After that, Volvo sales in the US dropped off, and Volvo’s passenger car division was sold to a Chinese company. Resale value dropped off.
In the past couple of years, I have seen several posts and photos on car owner forums complaining about new Volvo interior and exterior fit and finish.
I’m glad that you had a good experience.
By drastic contrast, my '74 242 was a total POS from day one, with myriad electrical problems that the dealership was rarely able to fix permanently. I used to replace the Bosch fuel pump about every 15 months, the CIS injection system was clearly designed by Satan, and the engine began burning oil badly by 60k miles, despite meticulous maintenance. When I took a trip, I had to carry less luggage than I wanted, so that I could load a case of motor oil into the trunk.

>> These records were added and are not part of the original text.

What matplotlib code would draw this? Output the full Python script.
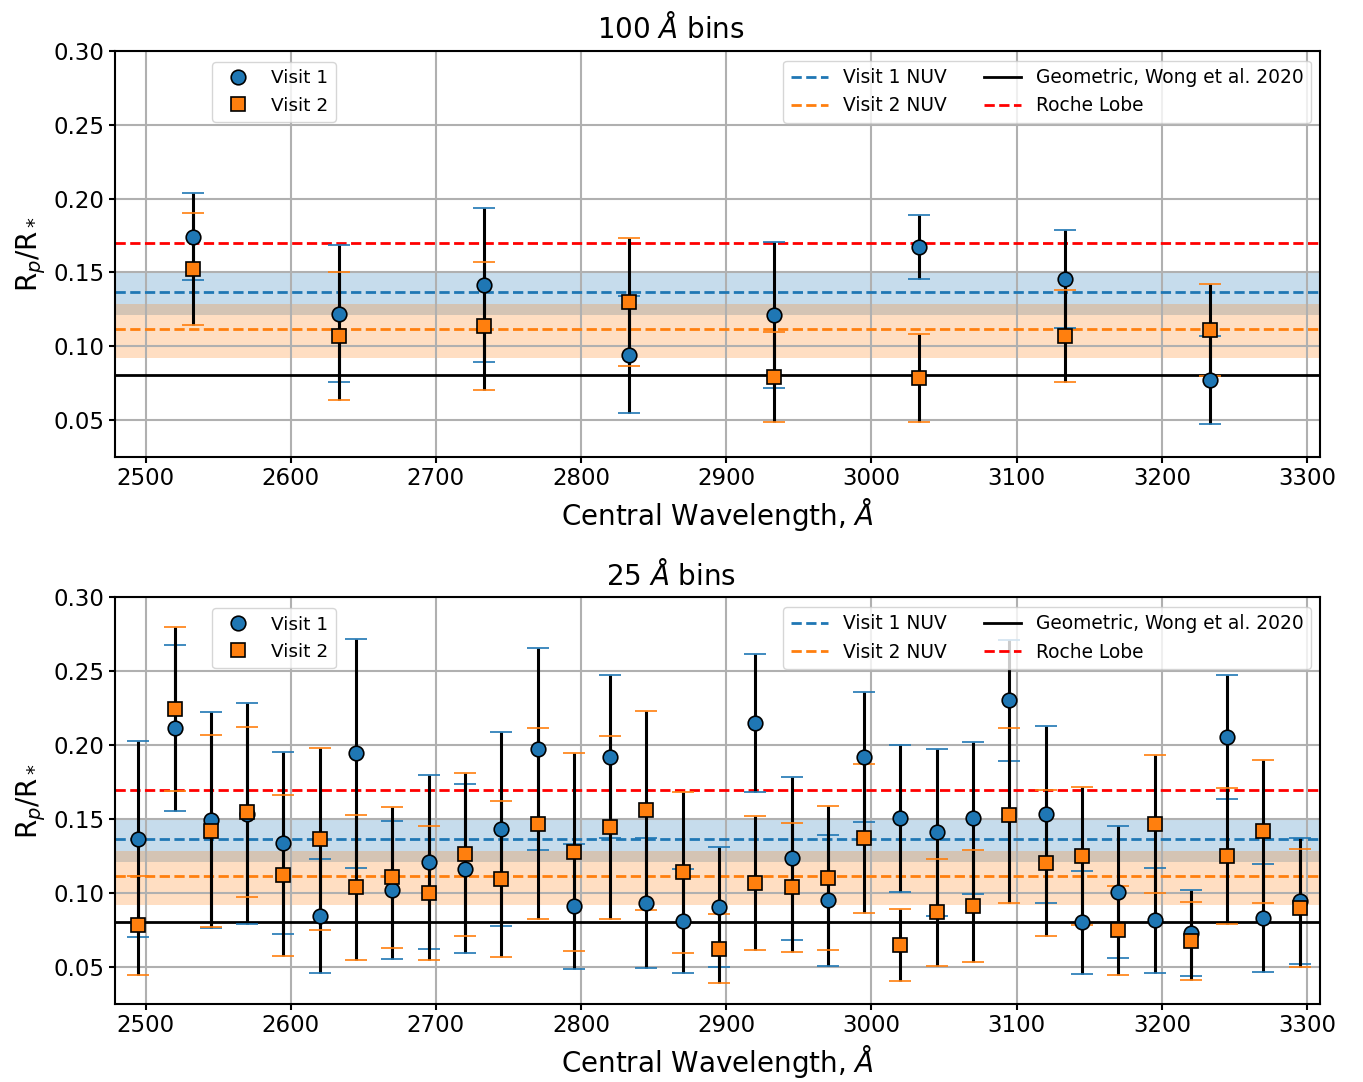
import numpy as np
import matplotlib
matplotlib.use('Agg')
import matplotlib.pyplot as plt

# 100 A bins
wl_100 = [2533, 2633, 2733, 2833, 2933, 3033, 3133, 3233]
v1_100 = [0.174, 0.1218, 0.1414, 0.0942, 0.1209, 0.167, 0.1457, 0.077]
v1_100_err = [0.0294, 0.0464, 0.0524, 0.0394, 0.0496, 0.0217, 0.0332, 0.0299]
v2_100 = [0.152, 0.1068, 0.1138, 0.1299, 0.0792, 0.0786, 0.1071, 0.1107]
v2_100_err = [0.038, 0.0431, 0.0435, 0.0434, 0.0306, 0.0298, 0.0312, 0.0311]

# 25 A bins
wl_25 = [2495, 2520, 2545, 2570, 2595, 2620, 2645, 2670, 2695, 2720, 2745,
         2770, 2795, 2820, 2845, 2870, 2895, 2920, 2945, 2970, 2995, 3020,
         3045, 3070, 3095, 3120, 3145, 3170, 3195, 3220, 3245, 3270, 3295]
v1_25 = [0.1367, 0.2114, 0.1493, 0.1537, 0.134, 0.0844, 0.1945, 0.102, 0.1212, 0.1166, 0.1432,
         0.1976, 0.0911, 0.1922, 0.0932, 0.0811, 0.0908, 0.2152, 0.1235, 0.0951, 0.1922, 0.1505,
         0.141, 0.1507, 0.2303, 0.1532, 0.0801, 0.1009, 0.0815, 0.0729, 0.2057, 0.0831, 0.0946]
v1_25_err = [0.0662, 0.0562, 0.0731, 0.0749, 0.0615, 0.0383, 0.0774, 0.0464, 0.0589, 0.0572, 0.0658,
             0.0682, 0.0422, 0.0553, 0.0442, 0.0352, 0.0405, 0.0467, 0.055, 0.0442, 0.0439, 0.0498,
             0.0564, 0.0514, 0.0408, 0.0598, 0.0347, 0.0446, 0.0356, 0.029, 0.0419, 0.0368, 0.0424]
v2_25 = [0.0783, 0.2247, 0.1419, 0.155, 0.1119, 0.1365, 0.1038, 0.1107, 0.1001, 0.1262, 0.1095,
         0.147, 0.1279, 0.1444, 0.1559, 0.1141, 0.0625, 0.1069, 0.104, 0.1104, 0.137, 0.065,
         0.0869, 0.0915, 0.1525, 0.1205, 0.1252, 0.0747, 0.1469, 0.0678, 0.1252, 0.1418, 0.0899]
v2_25_err = [0.0335, 0.0555, 0.065, 0.0575, 0.0545, 0.0613, 0.049, 0.0476, 0.0454, 0.055, 0.0528,
             0.0643, 0.067, 0.0619, 0.0673, 0.0545, 0.0233, 0.0452, 0.0436, 0.0486, 0.0505, 0.0243,
             0.0359, 0.0379, 0.0592, 0.0493, 0.0465, 0.0301, 0.0467, 0.0264, 0.0459, 0.0483, 0.0396]

# white-light (NUV) radii: value, upper error, lower error
nuv_v1 = [0.1367, 0.0133, 0.0155]
nuv_v2 = [0.1115, 0.0169, 0.0199]
geometric = 0.0801
roche = 0.1697


def plot_panel(ax, wl, v1, e1, v2, e2, title):
    ax.axhspan(nuv_v1[0] - nuv_v1[2], nuv_v1[0] + nuv_v1[1], color='C0', alpha=0.25, lw=0)
    ax.axhspan(nuv_v2[0] - nuv_v2[2], nuv_v2[0] + nuv_v2[1], color='C1', alpha=0.25, lw=0)
    ax.axhline(nuv_v1[0], color='C0', ls='--', lw=2, label='Visit 1 NUV')
    ax.axhline(nuv_v2[0], color='C1', ls='--', lw=2, label='Visit 2 NUV')
    ax.axhline(geometric, color='k', lw=2, label='Geometric, Wong et al. 2020')
    ax.axhline(roche, color='r', ls='--', lw=2, label='Roche Lobe')
    lines_legend = ax.get_legend_handles_labels()

    pts = []
    for y, e, col, mk, lab in [(v1, e1, 'C0', 'o', 'Visit 1'), (v2, e2, 'C1', 's', 'Visit 2')]:
        eb = ax.errorbar(wl, y, yerr=e, fmt=mk, color=col, mec='k', mew=1.2, ms=10.5,
                         ecolor='k', elinewidth=2.2, capsize=8, capthick=1.5)
        for cap in eb[1]:
            cap.set_markeredgecolor(col)
        h, = ax.plot([], [], mk, color=col, mec='k', mew=1.2, ms=10.5, label=lab)
        pts.append(h)

    leg1 = ax.legend(handles=pts, loc='upper left', bbox_to_anchor=(0.0805, 0.973),
                     borderaxespad=0, fontsize=13.3)
    ax.add_artist(leg1)
    ax.legend(lines_legend[0], lines_legend[1], ncol=2, loc='upper right',
              bbox_to_anchor=(0.9925, 0.976), borderaxespad=0, fontsize=13.4)

    ax.set_xlim(2479, 3309)
    ax.set_ylim(0.025, 0.30)
    ax.set_yticks([0.05, 0.10, 0.15, 0.20, 0.25, 0.30])
    ax.grid(True, color='#b0b0b0', lw=1.5)
    ax.tick_params(labelsize=16.5, width=1.5, length=4)
    for s in ax.spines.values():
        s.set_linewidth(1.5)
    ax.set_xlabel(r'Central Wavelength, $\AA$', fontsize=20)
    ax.set_ylabel(r'R$_p$/R$_*$', fontsize=20)
    ax.set_title(title, fontsize=20, pad=9, x=0.4614)


fig = plt.figure(figsize=(13.63, 10.82), dpi=100)
ax1 = fig.add_axes([0.0844, 0.5779, 0.8841, 0.375])
ax2 = fig.add_axes([0.0844, 0.0721, 0.8841, 0.3759])

plot_panel(ax1, wl_100, v1_100, v1_100_err, v2_100, v2_100_err, r'100 $\AA$ bins')
plot_panel(ax2, wl_25, v1_25, v1_25_err, v2_25, v2_25_err, r'25 $\AA$ bins')

fig.savefig('out.png', dpi=100)
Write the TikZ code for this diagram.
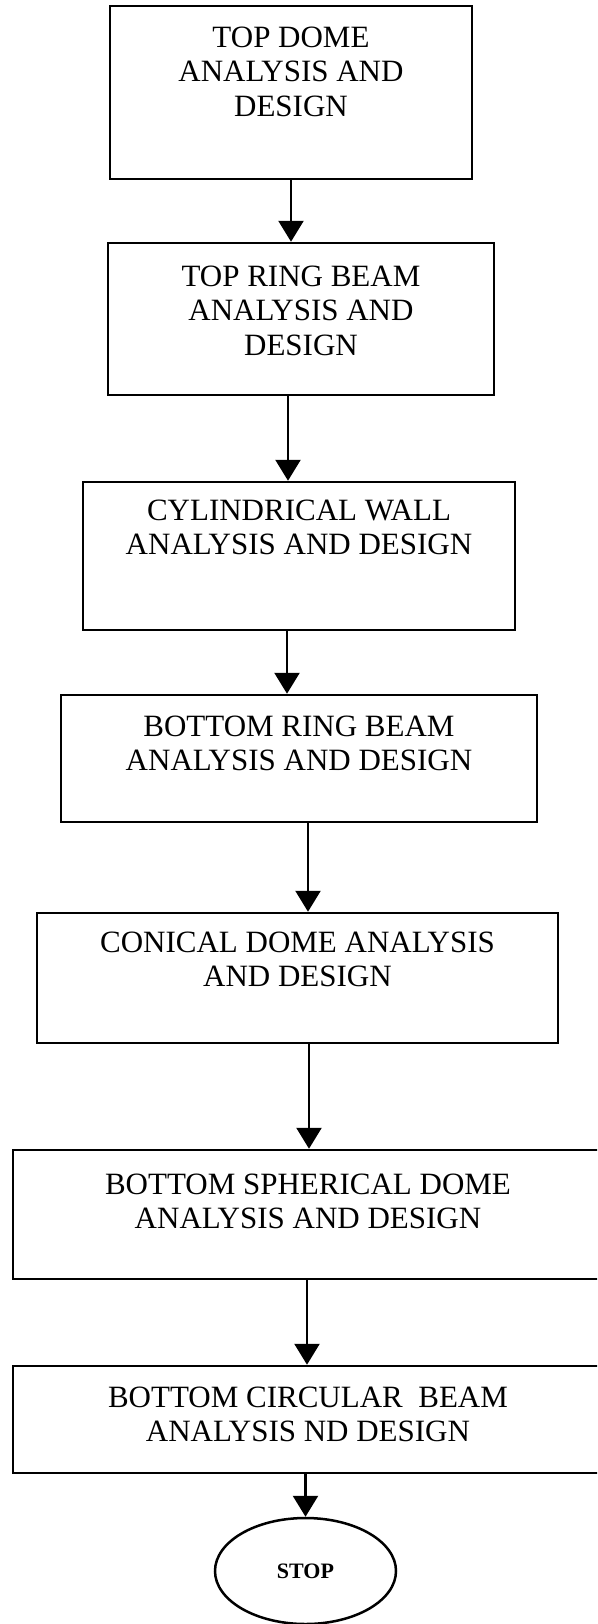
\documentclass[tikz,border=0pt]{standalone}
\usepackage{fontspec}
\setmainfont{Liberation Serif}
\usetikzlibrary{arrows.meta,positioning,shapes.geometric}

\begin{document}
\begin{tikzpicture}[x=1pt,y=-1pt]
        \tikzset{BoxStyle/.style={draw, line width=2.5pt, inner sep=0pt},
        TextStyle/.style={align=center, inner sep=0pt,
                font=\fontsize{31}{34.5}\selectfont},
        StopStyle/.style={draw, ellipse, line width=2.5pt, inner sep=0pt,
                minimum width=181pt, minimum height=106pt,
                font=\fontsize{22}{26}\selectfont\bfseries},
        FlowStyle/.style={line width=2.5pt, -{Triangle[width=25pt,length=21pt]}}}
        \useasboundingbox (0,0) rectangle (597,1624);
        \clip (0,0) rectangle (597,1624);
        \node[BoxStyle, minimum width=362pt, minimum height=173pt] (B1) at (291,92.5) {};
        \node[BoxStyle, minimum width=386pt, minimum height=152pt] (B2) at (301,319) {};
        \node[BoxStyle, minimum width=432pt, minimum height=148pt] (B3) at (299,556) {};
        \node[BoxStyle, minimum width=476pt, minimum height=127pt] (B4) at (299,758.5) {};
        \node[BoxStyle, minimum width=521pt, minimum height=130pt] (B5) at (297.5,978) {};
        \node[BoxStyle, minimum width=590pt, minimum height=129pt] (B6) at (308,1214.5) {};
        \node[BoxStyle, minimum width=590pt, minimum height=107pt] (B7) at (308,1419.5) {};
        \node[StopStyle] (Stop) at (305.5,1571) {STOP};
        \node[TextStyle, below=22pt of B1.north] (T1) {TOP DOME\\ANALYSIS AND\\DESIGN};
        \node[TextStyle, below=24pt of B2.north] (T2) {TOP RING BEAM\\ANALYSIS AND\\DESIGN};
        \node[TextStyle, below=19pt of B3.north] (T3) {CYLINDRICAL WALL\\ANALYSIS AND DESIGN};
        \node[TextStyle, below=22pt of B4.north] (T4) {BOTTOM RING BEAM\\ANALYSIS AND DESIGN};
        \node[TextStyle, below=20pt of B5.north] (T5) {CONICAL DOME ANALYSIS\\AND DESIGN};
        \node[TextStyle, below=25pt of B6.north] (T6) {BOTTOM SPHERICAL DOME\\ANALYSIS AND DESIGN};
        \node[TextStyle, below=22pt of B7.north] (T7) {BOTTOM CIRCULAR~\ BEAM\\ANALYSIS ND DESIGN};
        \draw[FlowStyle] (B1.south) -- (B1.south |- B2.north);
        \draw[FlowStyle] ([xshift=-13pt]B2.south) -- ([xshift=-13pt]B2.south |- B3.north);
        \draw[FlowStyle] ([xshift=-12pt]B3.south) -- ([xshift=-12pt]B3.south |- B4.north);
        \draw[FlowStyle] ([xshift=9pt]B4.south) -- ([xshift=9pt]B4.south |- B5.north);
        \draw[FlowStyle] ([xshift=11.5pt]B5.south) -- ([xshift=11.5pt]B5.south |- B6.north);
        \draw[FlowStyle] ([xshift=-1pt]B6.south) -- ([xshift=-1pt]B6.south |- B7.north);
        \draw[FlowStyle] (B7.south -| Stop.north) -- (Stop.north);
\end{tikzpicture}
\end{document}
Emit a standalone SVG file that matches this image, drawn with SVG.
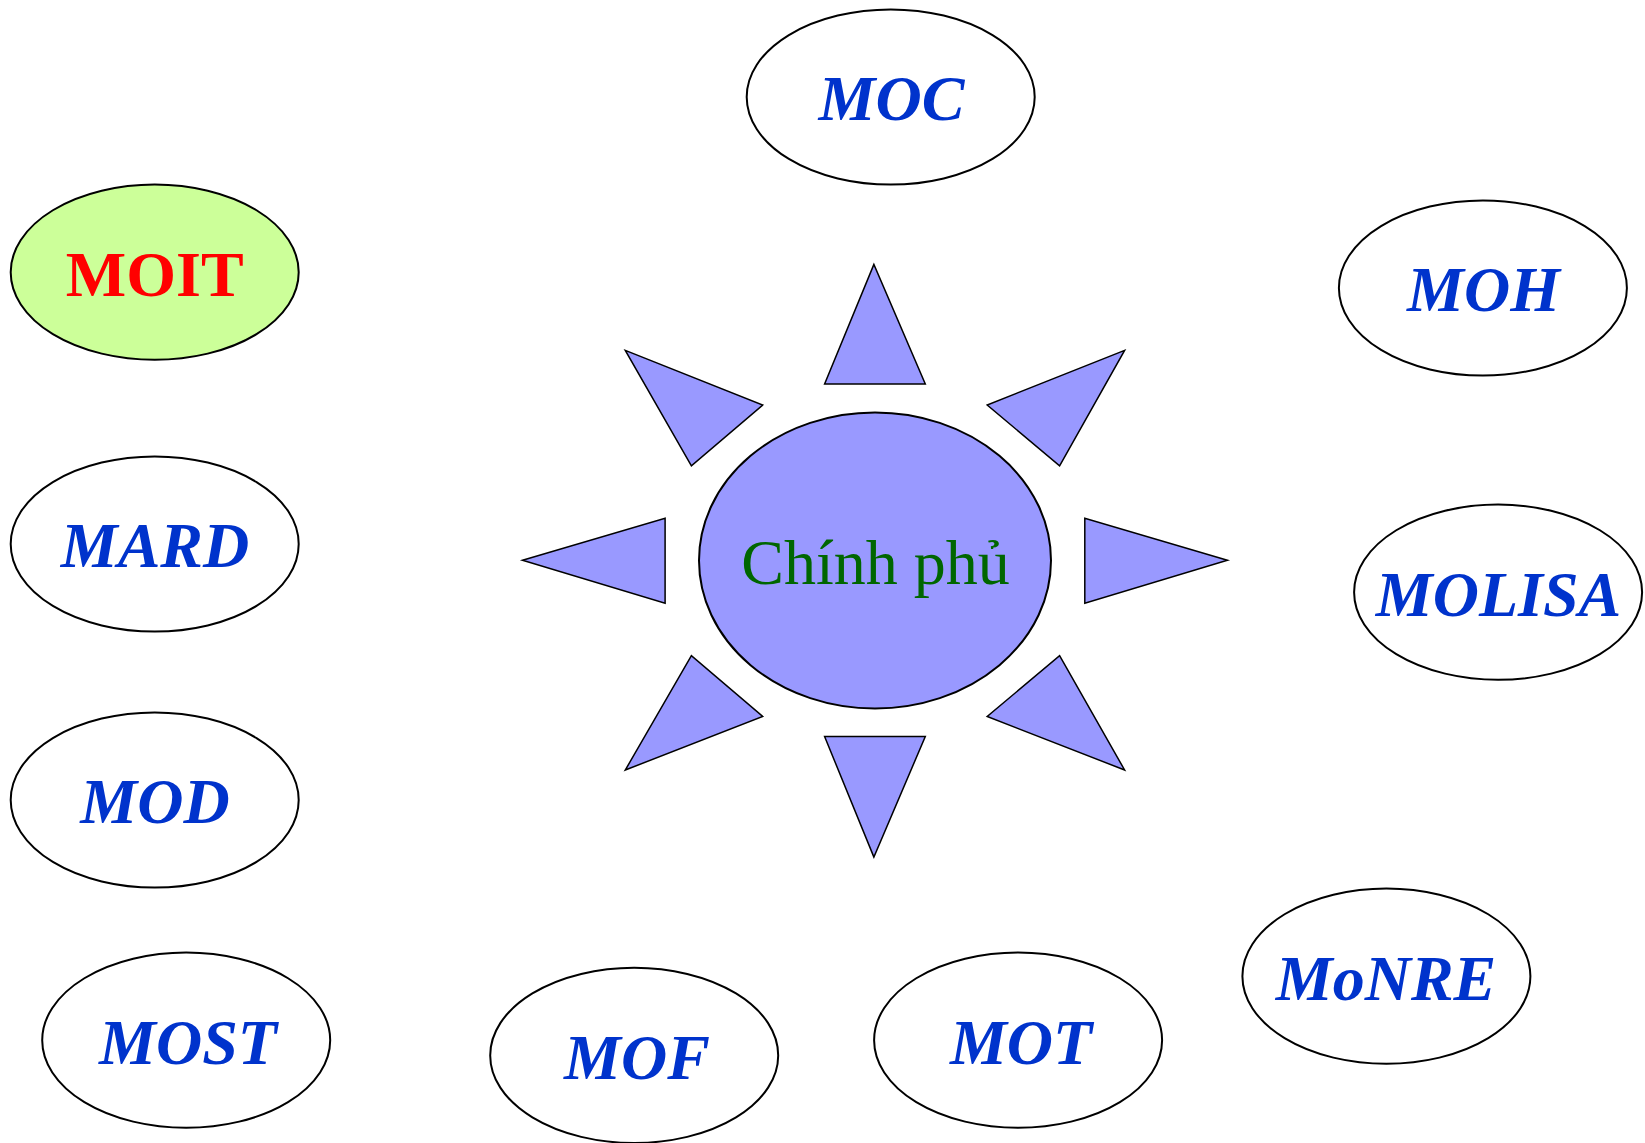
<svg xmlns="http://www.w3.org/2000/svg" width="1645" height="1143" viewBox="0 0 1645 1143">
<style>
.node ellipse{fill:#fff;stroke:#000;stroke-width:2}
.lbl{font-family:"Liberation Serif","Times New Roman",serif;font-size:64px;font-weight:bold;font-style:italic;fill:#0033cc;text-anchor:middle}
.ray{fill:#9999ff;stroke:#000;stroke-width:1.5;stroke-linejoin:miter}
</style>
<rect width="1645" height="1143" fill="#fff"/>
<g id="sun">
<polygon class="ray" points="873.9,264.4 824.6,384 925.3,384"/>
<polygon class="ray" points="873.9,857.1 824.6,736.5 925.3,736.5"/>
<polygon class="ray" points="522.5,560.2 665.1,518.3 665.1,603.2"/>
<polygon class="ray" points="1227.4,560.2 1084.8,518.3 1084.8,603.2"/>
<polygon class="ray" points="625.3,350.4 762.7,405 691.4,465.8"/>
<polygon class="ray" points="1124.6,350.4 987.2,405 1059.6,465.8"/>
<polygon class="ray" points="625.3,770 762.7,716.5 691.4,655.7"/>
<polygon class="ray" points="1124.6,770 987.2,716.5 1059.6,655.7"/>
<ellipse cx="875" cy="560.5" rx="176" ry="148" fill="#9999ff" stroke="#000" stroke-width="2"/>
<text x="875.5" y="584" font-family="Liberation Serif, Times New Roman, serif" font-size="64" fill="#006600" text-anchor="middle">Chính phủ</text>
</g>
<g id="MOC" class="node"><ellipse cx="890.7" cy="97" rx="144" ry="87.6"/><text class="lbl" x="891.5" y="120">MOC</text></g>
<g id="MOIT" class="node"><ellipse cx="154.7" cy="272.2" rx="144" ry="87.6" style="fill:#ccff99"/><text x="154.7" y="295.5" font-family="Liberation Serif, Times New Roman, serif" font-size="64" font-weight="bold" fill="#ff0000" text-anchor="middle">MOIT</text></g>
<g id="MOH" class="node"><ellipse cx="1482.9" cy="288" rx="144" ry="87.6"/><text class="lbl" x="1483.5" y="311">MOH</text></g>
<g id="MARD" class="node"><ellipse cx="154.7" cy="544" rx="144" ry="87.6"/><text class="lbl" x="155" y="567">MARD</text></g>
<g id="MOLISA" class="node"><ellipse cx="1498.1" cy="592.2" rx="144" ry="87.6"/><text class="lbl" x="1498.5" y="615.5">MOLISA</text></g>
<g id="MOD" class="node"><ellipse cx="154.7" cy="800" rx="144" ry="87.6"/><text class="lbl" x="155" y="823">MOD</text></g>
<g id="MoNRE" class="node"><ellipse cx="1386.4" cy="976.2" rx="144" ry="87.6"/><text class="lbl" x="1386" y="999.5">MoNRE</text></g>
<g id="MOST" class="node"><ellipse cx="186.2" cy="1040.2" rx="144" ry="87.6"/><text class="lbl" x="188" y="1063.5">MOST</text></g>
<g id="MOF" class="node"><ellipse cx="634.2" cy="1055.4" rx="144" ry="87.6"/><text class="lbl" x="637" y="1078.5">MOF</text></g>
<g id="MOT" class="node"><ellipse cx="1018.1" cy="1040.2" rx="144" ry="87.6"/><text class="lbl" x="1021" y="1063.5">MOT</text></g>
<g id="connectors"></g>
</svg>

If my co-workers with '72 & '73 Volvos had been forthcoming beforehand about the essentially identical problems that they had with their cars, I would never have bought my '74 Volvo. Unfortunately, they only revealed that their Volvos were also total POS vehicles after I bought mine.
The cockroach of the automotive world… Seemingly un-kill-able. Far more useful than a cockroach.
GM hasn’t made those things for 15 years and I still see quite a few on the road. Most look pretty awful but they are still running.